╭─ Data segment

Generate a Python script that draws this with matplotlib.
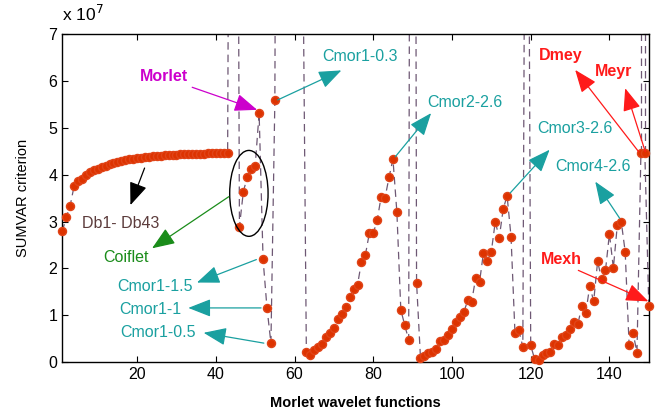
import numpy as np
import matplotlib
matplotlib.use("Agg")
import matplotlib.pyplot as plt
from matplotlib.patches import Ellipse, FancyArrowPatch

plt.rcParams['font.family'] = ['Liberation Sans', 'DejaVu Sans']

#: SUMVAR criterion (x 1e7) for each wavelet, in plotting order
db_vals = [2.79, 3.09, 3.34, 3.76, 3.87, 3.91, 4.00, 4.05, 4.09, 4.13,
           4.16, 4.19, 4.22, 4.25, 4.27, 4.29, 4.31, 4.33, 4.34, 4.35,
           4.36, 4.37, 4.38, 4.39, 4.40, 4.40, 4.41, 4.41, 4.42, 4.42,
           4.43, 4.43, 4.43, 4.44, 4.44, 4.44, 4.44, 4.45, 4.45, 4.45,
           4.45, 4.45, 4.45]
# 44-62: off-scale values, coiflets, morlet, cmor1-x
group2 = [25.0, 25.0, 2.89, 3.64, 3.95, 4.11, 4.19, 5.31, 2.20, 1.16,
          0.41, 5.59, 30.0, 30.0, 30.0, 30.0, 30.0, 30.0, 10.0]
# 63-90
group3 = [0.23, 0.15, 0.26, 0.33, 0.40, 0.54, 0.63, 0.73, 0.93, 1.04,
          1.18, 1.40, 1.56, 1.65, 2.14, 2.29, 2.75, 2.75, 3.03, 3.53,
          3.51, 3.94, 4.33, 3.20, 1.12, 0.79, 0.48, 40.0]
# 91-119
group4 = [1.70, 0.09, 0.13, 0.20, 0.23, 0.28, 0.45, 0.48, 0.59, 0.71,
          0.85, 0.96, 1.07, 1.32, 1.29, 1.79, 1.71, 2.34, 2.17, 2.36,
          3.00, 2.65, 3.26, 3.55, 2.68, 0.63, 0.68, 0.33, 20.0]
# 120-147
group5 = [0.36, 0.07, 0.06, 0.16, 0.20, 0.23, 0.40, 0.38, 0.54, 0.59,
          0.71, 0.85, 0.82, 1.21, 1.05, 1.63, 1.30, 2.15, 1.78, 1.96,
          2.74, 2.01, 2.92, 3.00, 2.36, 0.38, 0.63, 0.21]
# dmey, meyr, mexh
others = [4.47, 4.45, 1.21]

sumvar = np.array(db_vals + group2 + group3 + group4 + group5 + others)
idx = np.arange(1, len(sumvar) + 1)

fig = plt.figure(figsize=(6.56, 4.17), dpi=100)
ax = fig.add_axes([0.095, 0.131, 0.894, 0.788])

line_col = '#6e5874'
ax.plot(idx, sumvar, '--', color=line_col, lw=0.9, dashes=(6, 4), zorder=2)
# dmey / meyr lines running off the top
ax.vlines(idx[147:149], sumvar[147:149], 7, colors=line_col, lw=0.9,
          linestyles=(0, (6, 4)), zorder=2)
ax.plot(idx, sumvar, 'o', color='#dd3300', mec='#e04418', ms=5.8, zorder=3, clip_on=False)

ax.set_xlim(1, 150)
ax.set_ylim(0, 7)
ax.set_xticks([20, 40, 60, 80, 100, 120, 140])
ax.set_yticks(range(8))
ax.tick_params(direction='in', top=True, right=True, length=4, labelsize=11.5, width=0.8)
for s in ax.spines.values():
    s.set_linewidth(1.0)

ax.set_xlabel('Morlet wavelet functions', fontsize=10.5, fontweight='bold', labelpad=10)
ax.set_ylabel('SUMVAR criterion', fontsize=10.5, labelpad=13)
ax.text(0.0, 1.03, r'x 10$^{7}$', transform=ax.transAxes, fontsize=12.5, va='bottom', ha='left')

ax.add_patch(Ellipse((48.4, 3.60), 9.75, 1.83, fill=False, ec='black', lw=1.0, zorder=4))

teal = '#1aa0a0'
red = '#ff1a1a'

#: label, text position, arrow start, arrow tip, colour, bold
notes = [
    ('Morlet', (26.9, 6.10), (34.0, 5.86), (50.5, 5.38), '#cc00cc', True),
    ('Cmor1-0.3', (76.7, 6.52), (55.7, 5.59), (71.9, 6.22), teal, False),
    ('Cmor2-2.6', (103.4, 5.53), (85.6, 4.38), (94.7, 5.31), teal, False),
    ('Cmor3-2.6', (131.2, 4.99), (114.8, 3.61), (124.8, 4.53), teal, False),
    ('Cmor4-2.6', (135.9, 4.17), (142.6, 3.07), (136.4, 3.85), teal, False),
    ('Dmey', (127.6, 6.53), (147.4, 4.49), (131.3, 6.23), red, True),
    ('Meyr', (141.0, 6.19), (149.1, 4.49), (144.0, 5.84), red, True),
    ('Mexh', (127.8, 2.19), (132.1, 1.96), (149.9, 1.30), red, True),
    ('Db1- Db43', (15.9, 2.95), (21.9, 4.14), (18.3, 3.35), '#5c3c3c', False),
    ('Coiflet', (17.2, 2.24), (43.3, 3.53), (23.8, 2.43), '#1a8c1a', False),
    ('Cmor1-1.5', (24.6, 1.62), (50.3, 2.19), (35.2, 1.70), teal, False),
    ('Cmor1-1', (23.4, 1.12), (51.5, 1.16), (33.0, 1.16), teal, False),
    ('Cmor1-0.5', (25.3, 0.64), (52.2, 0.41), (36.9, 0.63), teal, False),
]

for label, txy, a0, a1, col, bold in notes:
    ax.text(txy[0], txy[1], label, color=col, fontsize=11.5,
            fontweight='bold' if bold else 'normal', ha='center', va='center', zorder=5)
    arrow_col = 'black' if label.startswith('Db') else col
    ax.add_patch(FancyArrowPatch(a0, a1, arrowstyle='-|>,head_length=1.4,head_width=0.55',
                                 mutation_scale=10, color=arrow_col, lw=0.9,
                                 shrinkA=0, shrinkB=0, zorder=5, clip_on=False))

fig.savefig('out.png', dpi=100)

╰─

Requirements -
Copy the listing word for word, excluding its pictures.

Response to the exercise -
Generate a Python script that draws this with matplotlib.
import numpy as np
import matplotlib
matplotlib.use("Agg")
import matplotlib.pyplot as plt
from matplotlib.patches import Ellipse, FancyArrowPatch

plt.rcParams['font.family'] = ['Liberation Sans', 'DejaVu Sans']

#: SUMVAR criterion (x 1e7) for each wavelet, in plotting order
db_vals = [2.79, 3.09, 3.34, 3.76, 3.87, 3.91, 4.00, 4.05, 4.09, 4.13,
           4.16, 4.19, 4.22, 4.25, 4.27, 4.29, 4.31, 4.33, 4.34, 4.35,
           4.36, 4.37, 4.38, 4.39, 4.40, 4.40, 4.41, 4.41, 4.42, 4.42,
           4.43, 4.43, 4.43, 4.44, 4.44, 4.44, 4.44, 4.45, 4.45, 4.45,
           4.45, 4.45, 4.45]
# 44-62: off-scale values, coiflets, morlet, cmor1-x
group2 = [25.0, 25.0, 2.89, 3.64, 3.95, 4.11, 4.19, 5.31, 2.20, 1.16,
          0.41, 5.59, 30.0, 30.0, 30.0, 30.0, 30.0, 30.0, 10.0]
# 63-90
group3 = [0.23, 0.15, 0.26, 0.33, 0.40, 0.54, 0.63, 0.73, 0.93, 1.04,
          1.18, 1.40, 1.56, 1.65, 2.14, 2.29, 2.75, 2.75, 3.03, 3.53,
          3.51, 3.94, 4.33, 3.20, 1.12, 0.79, 0.48, 40.0]
# 91-119
group4 = [1.70, 0.09, 0.13, 0.20, 0.23, 0.28, 0.45, 0.48, 0.59, 0.71,
          0.85, 0.96, 1.07, 1.32, 1.29, 1.79, 1.71, 2.34, 2.17, 2.36,
          3.00, 2.65, 3.26, 3.55, 2.68, 0.63, 0.68, 0.33, 20.0]
# 120-147
group5 = [0.36, 0.07, 0.06, 0.16, 0.20, 0.23, 0.40, 0.38, 0.54, 0.59,
          0.71, 0.85, 0.82, 1.21, 1.05, 1.63, 1.30, 2.15, 1.78, 1.96,
          2.74, 2.01, 2.92, 3.00, 2.36, 0.38, 0.63, 0.21]
# dmey, meyr, mexh
others = [4.47, 4.45, 1.21]

sumvar = np.array(db_vals + group2 + group3 + group4 + group5 + others)
idx = np.arange(1, len(sumvar) + 1)

fig = plt.figure(figsize=(6.56, 4.17), dpi=100)
ax = fig.add_axes([0.095, 0.131, 0.894, 0.788])

line_col = '#6e5874'
ax.plot(idx, sumvar, '--', color=line_col, lw=0.9, dashes=(6, 4), zorder=2)
# dmey / meyr lines running off the top
ax.vlines(idx[147:149], sumvar[147:149], 7, colors=line_col, lw=0.9,
          linestyles=(0, (6, 4)), zorder=2)
ax.plot(idx, sumvar, 'o', color='#dd3300', mec='#e04418', ms=5.8, zorder=3, clip_on=False)

ax.set_xlim(1, 150)
ax.set_ylim(0, 7)
ax.set_xticks([20, 40, 60, 80, 100, 120, 140])
ax.set_yticks(range(8))
ax.tick_params(direction='in', top=True, right=True, length=4, labelsize=11.5, width=0.8)
for s in ax.spines.values():
    s.set_linewidth(1.0)

ax.set_xlabel('Morlet wavelet functions', fontsize=10.5, fontweight='bold', labelpad=10)
ax.set_ylabel('SUMVAR criterion', fontsize=10.5, labelpad=13)
ax.text(0.0, 1.03, r'x 10$^{7}$', transform=ax.transAxes, fontsize=12.5, va='bottom', ha='left')

ax.add_patch(Ellipse((48.4, 3.60), 9.75, 1.83, fill=False, ec='black', lw=1.0, zorder=4))

teal = '#1aa0a0'
red = '#ff1a1a'

#: label, text position, arrow start, arrow tip, colour, bold
notes = [
    ('Morlet', (26.9, 6.10), (34.0, 5.86), (50.5, 5.38), '#cc00cc', True),
    ('Cmor1-0.3', (76.7, 6.52), (55.7, 5.59), (71.9, 6.22), teal, False),
    ('Cmor2-2.6', (103.4, 5.53), (85.6, 4.38), (94.7, 5.31), teal, False),
    ('Cmor3-2.6', (131.2, 4.99), (114.8, 3.61), (124.8, 4.53), teal, False),
    ('Cmor4-2.6', (135.9, 4.17), (142.6, 3.07), (136.4, 3.85), teal, False),
    ('Dmey', (127.6, 6.53), (147.4, 4.49), (131.3, 6.23), red, True),
    ('Meyr', (141.0, 6.19), (149.1, 4.49), (144.0, 5.84), red, True),
    ('Mexh', (127.8, 2.19), (132.1, 1.96), (149.9, 1.30), red, True),
    ('Db1- Db43', (15.9, 2.95), (21.9, 4.14), (18.3, 3.35), '#5c3c3c', False),
    ('Coiflet', (17.2, 2.24), (43.3, 3.53), (23.8, 2.43), '#1a8c1a', False),
    ('Cmor1-1.5', (24.6, 1.62), (50.3, 2.19), (35.2, 1.70), teal, False),
    ('Cmor1-1', (23.4, 1.12), (51.5, 1.16), (33.0, 1.16), teal, False),
    ('Cmor1-0.5', (25.3, 0.64), (52.2, 0.41), (36.9, 0.63), teal, False),
]

for label, txy, a0, a1, col, bold in notes:
    ax.text(txy[0], txy[1], label, color=col, fontsize=11.5,
            fontweight='bold' if bold else 'normal', ha='center', va='center', zorder=5)
    arrow_col = 'black' if label.startswith('Db') else col
    ax.add_patch(FancyArrowPatch(a0, a1, arrowstyle='-|>,head_length=1.4,head_width=0.55',
                                 mutation_scale=10, color=arrow_col, lw=0.9,
                                 shrinkA=0, shrinkB=0, zorder=5, clip_on=False))

fig.savefig('out.png', dpi=100)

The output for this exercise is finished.